Health
11:10 pm
Mon December 10, 2012

Family Sues Federal Government over Infection Death at VA Hospital

A North Hills family filed suit against the federal government Monday for the death of Navy veteran William Nicklas, who died of Legionnaire's disease contracted at a Pittsburgh Veterans Affairs hospital late last month.

The 87-year-old husband and father of three passed away on November 23, days after checking into the University Drive hospital in Oakland for health problems unrelated to Legionnaire's disease. Nicklas was one of five patients to contract the legionella pneumonia bacteria at the hospital over the past several months, but he was the only fatality.

The Nicklas family's lawyer said it appears that the VA failed to clean its water system of the bacteria despite the previous Legionnaire's illnesses there, and despite warnings from experts. Attorney Harry Cohen said the family filed suit in order to find out why the VA didn't do more to prevent the spread of the disease.
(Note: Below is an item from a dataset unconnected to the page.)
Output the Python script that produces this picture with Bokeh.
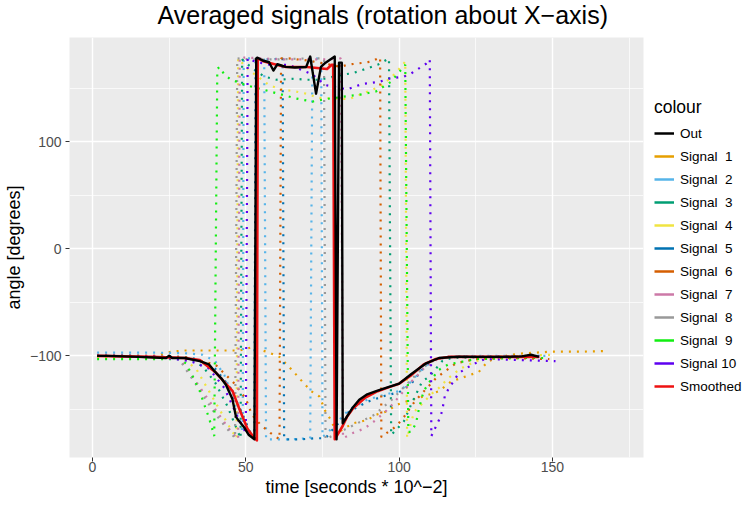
from bokeh.plotting import figure
from bokeh.models import FixedTicker, Legend, LegendItem, Range1d, Title
from bokeh.embed import file_html
from bokeh.resources import INLINE

FONT = "Liberation Sans"

# ---------------- data ----------------
x_ticks = [0, 50, 100, 150]
x_minor = [25, 75, 125, 175]
y_ticks = [-100, 0, 100]
y_tick_labels = ["\u2212100", "0", "100"]
y_minor = [-150, -50, 50, 150]

out_x = [1.5, 5, 10, 15, 20, 24, 25, 26, 30, 35, 38, 40, 42, 43.5, 45.6, 46.8, 47.8, 49.5, 51, 52.8,
         53.4, 53.7, 55.5, 57.6, 59, 60.3, 63, 66, 69.7, 71, 72.9, 74.5, 76, 79, 79.6, 80.4, 81.3, 81.6,
         84.7, 87, 89.6, 92.5, 96.7, 100, 104, 108.8, 113, 119.5, 125, 130, 135, 140, 143, 145.6]
out_y = [-100, -100, -100.5, -101, -101.5, -102, -100, -102, -102, -105, -108, -115, -121, -127, -140, -157,
         -161, -167, -174, -178, 178, 178.7, 176, 174.4, 166.6, 172.5, 170, 169.5, 170, 179.7, 145, 170, 174,
         179.7, -178, 174, 174, -163, -149, -141, -136, -133, -129, -126, -117, -107, -102, -100.7, -101,
         -101, -101, -100.5, -99, -101]

smooth_x = [1.5, 10, 20, 30, 35, 40, 45.7, 47.8, 50.5, 52.8, 53.6, 53.9, 56, 60, 63, 70, 76.5, 78, 78.5,
            79, 81.5, 83, 85, 89, 93, 97, 100, 104, 108, 112, 116, 125, 135, 145.6]
smooth_y = [-100, -100.5, -101, -102, -104, -115, -133, -149, -168, -177, -179, 178, 175, 172, 170, 170,
            168, 172, 172, -178, -166, -157, -149, -139, -133, -129, -126, -118, -108, -103, -101, -101,
            -101, -101]

s1_x = [1.5, 10, 20, 26, 30, 40, 48, 52, 56.6, 61, 65, 68.4, 71.3, 74, 76, 78, 79.5, 82, 85, 89.6, 92.5,
        96, 99, 103, 108, 113, 117, 123, 126, 129, 133.6, 139, 150, 160, 168.4]
s1_y = [-100, -100, -100, -96, -95, -95, -95, -92, -96, -101, -113, -124, -133, -138, -152, -161, -173,
        -168, -163, -160, -155, -152, -146, -142, -138, -133, -124, -118, -115, -105, -100.6, -98, -96,
        -96, -95.5]

s2_x = [1.5, 10, 20, 30, 36, 40, 43, 46, 48, 49, 49.3, 52, 56, 56.6, 60, 65, 71, 71.7, 73, 74.6, 75, 78,
        83.7, 89.6, 95.7, 100, 104, 107.5, 111, 115, 125, 135, 148]
s2_y = [-97, -97, -97, -97.5, -99, -105, -118, -140, -160, -172, 178, 178, 177, -178, -178, -178, -177,
        178, 178, 177, -176, -168, -150, -141, -136, -133, -124, -112, -104, -101, -100, -100, -100]

s3_x = [1.5, 10, 20, 32, 36, 40, 44, 47, 48.3, 48.8, 52, 56, 60, 66, 70, 74, 82, 84.7, 90, 93, 96.7, 97.4,
        99.4, 101.6, 104, 107.5, 110, 114, 117, 130, 147]
s3_y = [-101, -101, -101, -103, -110, -125, -147, -168, -177, 177, 169, 161, 158, 159, 158, 158, 163, 164,
        169, 172, 178, -174, -168, -161, -145, -124, -119, -105, -102, -101, -101]

s4_x = [1.5, 10, 20, 30, 34, 38, 42, 45, 47, 47.5, 50, 52, 57.6, 61.5, 66.4, 69.6, 74, 83.7, 94, 97.7,
        100.6, 102, 102.6, 104, 105, 110.8, 113, 116, 120, 125, 130, 140, 150]
s4_y = [-101, -101, -101, -103, -113, -133, -153, -168, -177, 178, 170, 165, 153, 149, 147, 145, 141, 140,
        152, 161, 170, 175, -177, -161, -152, -135, -130, -121, -112, -105, -101, -100, -99]

s5_x = [1.5, 10, 20, 30, 34, 40, 45, 49, 51.5, 52.8, 53.2, 58, 62, 62.5, 68, 73, 76, 78, 83.7, 89.6, 95.7,
        100, 104, 107.5, 111, 116, 130, 146]
s5_y = [-100, -100, -100.5, -101, -103, -112, -130, -155, -172, -177, 178, 177, 178, -178, -178, -177,
        -177, -170, -152, -143, -137, -134, -126, -113, -104, -101, -100.5, -100]

s6_x = [1.5, 10, 20, 30, 40, 46, 50, 52, 55, 58, 61, 61.5, 64, 70, 76, 81, 83, 88.6, 91, 93.8, 94.2, 96,
        99, 101.6, 105, 107.5, 112, 114.7, 118.5, 125, 135, 149]
s6_y = [-100, -100, -100.5, -101, -108, -125, -140, -155, -165, -172, -178, 178, 178, 176, 173, 170, 172,
        174, 175, 179, -176, -172, -166, -157, -143, -135, -121, -115, -107, -103, -102, -103]

s7_x = [1.5, 10, 20, 28, 31, 34, 38, 42, 45, 47.5, 48, 55, 62, 70, 76, 81, 81.7, 85, 88.6, 92.4, 96.7,
        100.6, 104, 108, 112, 116, 130, 146]
s7_y = [-100, -100, -100.5, -102, -112, -125, -142, -158, -170, -178, 179, 178, 177, 177, 177, 178, -177,
        -172, -168, -160, -149, -136, -124, -112, -104, -101, -101, -101]

s8_x = [1.5, 10, 20, 28, 31, 35, 39, 43, 46.5, 47.2, 52, 60, 70, 75.5, 76, 80, 85, 92, 98, 104, 109, 113,
        125, 146]
s8_y = [-99, -99, -100, -102, -115, -132, -150, -165, -177, 178, 177, 177, 178, 178, -178, -172, -165,
        -155, -140, -122, -108, -102, -101, -101]

s9_x = [1.5, 10, 20, 28, 30.5, 33, 35, 36.5, 38, 39.7, 40.7, 41.4, 43, 45.2, 50, 58, 66.4, 71.7, 76, 87,
        92.4, 97.3, 102, 103, 104, 105.5, 106.5, 108, 110, 113, 116, 125, 140, 148]
s9_y = [-103, -103, -103, -103, -107, -121, -133, -146, -158, -175, 168, 170, 163, 158, 153, 147, 140.5,
        137.6, 140, 144, 147, 156, 172, -171, -171, -163, -149, -133, -124, -113, -108, -103, -102, -102]

s10_x = [1.5, 10, 20, 32, 38, 43, 47, 50, 50.6, 53, 58, 64, 71.7, 76, 83, 88, 93.5, 96.7, 101.6, 104,
         108.8, 110, 110.5, 113, 114, 115, 117, 119.5, 124, 128, 140, 151]
s10_y = [-100, -100, -100.5, -105, -112, -130, -155, -172, 178, 175, 172, 172, 163, 153, 149, 154, 156,
         159, 161, 164, 173, 177, -175, -160, -152, -136, -127, -116, -108, -103, -104, -105]

legend_labels = ["Out", "Signal\u00a0\u00a01", "Signal\u00a0\u00a02", "Signal\u00a0\u00a03",
                 "Signal\u00a0\u00a04", "Signal\u00a0\u00a05", "Signal\u00a0\u00a06", "Signal\u00a0\u00a07",
                 "Signal\u00a0\u00a08", "Signal\u00a0\u00a09", "Signal 10", "Smoothed"]
legend_colors = ["#000000", "#E69F00", "#56B4E9", "#009E73", "#F0E442", "#0072B2", "#D55E00",
                 "#CC79A7", "#999999", "#11EE11", "#5E00F0", "#EE1111"]

signals = [(s1_x, s1_y), (s2_x, s2_y), (s3_x, s3_y), (s4_x, s4_y), (s5_x, s5_y),
           (s6_x, s6_y), (s7_x, s7_y), (s8_x, s8_y), (s9_x, s9_y), (s10_x, s10_y)]
all_series = [(out_x, out_y)] + signals + [(smooth_x, smooth_y)]

# ---------------- figure ----------------
p = figure(frame_width=574, frame_height=420,
           x_range=Range1d(-7.5, 179.7), y_range=Range1d(-195, 197.5),
           output_backend="svg", toolbar_location=None,
           min_border_left=0, min_border_right=0, min_border_top=0, min_border_bottom=0)
p.background_fill_color = "#EBEBEB"
p.border_fill_color = "white"
p.outline_line_color = None

# blank spacer between frame and title (nearest the frame)
p.add_layout(Title(text=" ", text_font_size="1px", standoff=3.5), "above")
p.add_layout(Title(text="Averaged signals (rotation about X\u2212axis)", align="left", offset=88,
                   text_font=FONT, text_font_size="25px", text_font_style="normal",
                   text_color="black", standoff=0, vertical_align="top"), "above")

p.xaxis.ticker = FixedTicker(ticks=x_ticks, minor_ticks=x_minor)
p.yaxis.ticker = FixedTicker(ticks=y_ticks, minor_ticks=y_minor)
p.yaxis.major_label_overrides = {t: lab for t, lab in zip(y_ticks, y_tick_labels)}

for ax in (p.xaxis[0], p.yaxis[0]):
    ax.axis_line_color = None
    ax.major_tick_line_color = "#333333"
    ax.major_tick_line_width = 1
    ax.major_tick_out = 4
    ax.major_tick_in = 0
    ax.minor_tick_line_color = None
    ax.major_label_text_font = FONT
    ax.major_label_text_font_size = "14px"
    ax.major_label_text_color = "#4D4D4D"
    ax.axis_label_text_font = FONT
    ax.axis_label_text_font_size = "18px"
    ax.axis_label_text_font_style = "normal"
    ax.axis_label_text_color = "black"

p.xaxis.axis_label = "time [seconds * 10^\u22122]"
p.yaxis.axis_label = "angle [degrees]"
p.xaxis.major_label_standoff = 0
p.xaxis.axis_label_standoff = 2
p.yaxis.major_label_standoff = 4
p.yaxis.axis_label_standoff = 3

for g in (p.xgrid[0], p.ygrid[0]):
    g.grid_line_color = "white"
    g.grid_line_width = 1.4
    g.minor_grid_line_color = "white"
    g.minor_grid_line_width = 0.7

# dotted signal lines
for (sx, sy), col in zip(signals, legend_colors[1:11]):
    p.line(sx, sy, line_color=col, line_width=2.2, line_dash="2 6")

p.line(smooth_x, smooth_y, line_color=legend_colors[11], line_width=2.6, line_join="round")
p.line(out_x, out_y, line_color=legend_colors[0], line_width=2.4, line_join="round")

# solid legend keys (single-point lines draw nothing in the panel)
items = []
for lab, col, (sx, sy) in zip(legend_labels, legend_colors, all_series):
    r = p.line(x=sx[:1], y=sy[:1], line_color=col, line_width=2.4)
    items.append(LegendItem(label=lab, renderers=[r]))

legend = Legend(items=items, title="colour", location="center_left",
                glyph_width=20, glyph_height=23, label_height=23, label_standoff=6, spacing=0,
                padding=0, margin=11, border_line_color=None, background_fill_alpha=0,
                label_text_font=FONT, label_text_font_size="13.5px", label_text_color="black",
                title_text_font=FONT, title_text_font_size="17.5px", title_text_font_style="normal",
                title_text_color="black", title_standoff=4)
p.add_layout(legend, "right")

open("out.html", "w").write(file_html(p, INLINE))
Cohen said the federal government will have six months to respond to the family's filing of a Form 95 federal torts claim of wrongful death.

"[The federal government] can investigate it, they can attempt to resolve it, they can settle it, or they can deny it," said Cohen. "After a period of time, then the party can file in the federal district court for the Western District of Pennsylvania. Then, it proceeds to a trial by a judge, rather than a trial by jury."

Cohen did not say how much the family is seeking in monetary damages, but said the lawsuit was more about finding answers and increasing public awareness.

"He Was Just A Fantastic Man"

William Nicklas' three sons remembered him on Monday as a dedicated family man and veteran who was "honored" to seek medical care at the VA hospital this fall.

David Nicklas, youngest son of the victim, said that his father had Medicare and supplemental insurance, and could have sought medical care almost anywhere in the region. Instead, William Nicklas chose to check in to the VA hospital because he believed he "could receive the best care in the world" there.

"We trusted, he trusted that the VA would give him the best care, and unfortunately the VA betrayed that trust," said David Nicklas.

David Nicklas, also a Navy veteran, said he would probably no longer use VA hospitals, and wants to publicize the case of his father's death to spread the word to other veterans.

"He was just a fantastic man," said eldest son Robert Nicklas. "He would put his flag up in the morning, take it down at night, and he was so proud of that."

William Nicklas joined the Navy in 1944, and served as a tail gunner for a rescue plane in the south Pacific Ocean during World War II. After the war, he returned home to Allison Park, where he launched an auto repair business and started a family.

William first sought care at the VA for shortness of breath in October. He returned to the hospital in early November for problems with his liver, and on November 17 was told he had contracted an infection. Four days later, VA doctors informed the Nicklas family that the bacteria was Legionnaire's disease, and William Nicklas died of the sickness the day after Thanksgiving.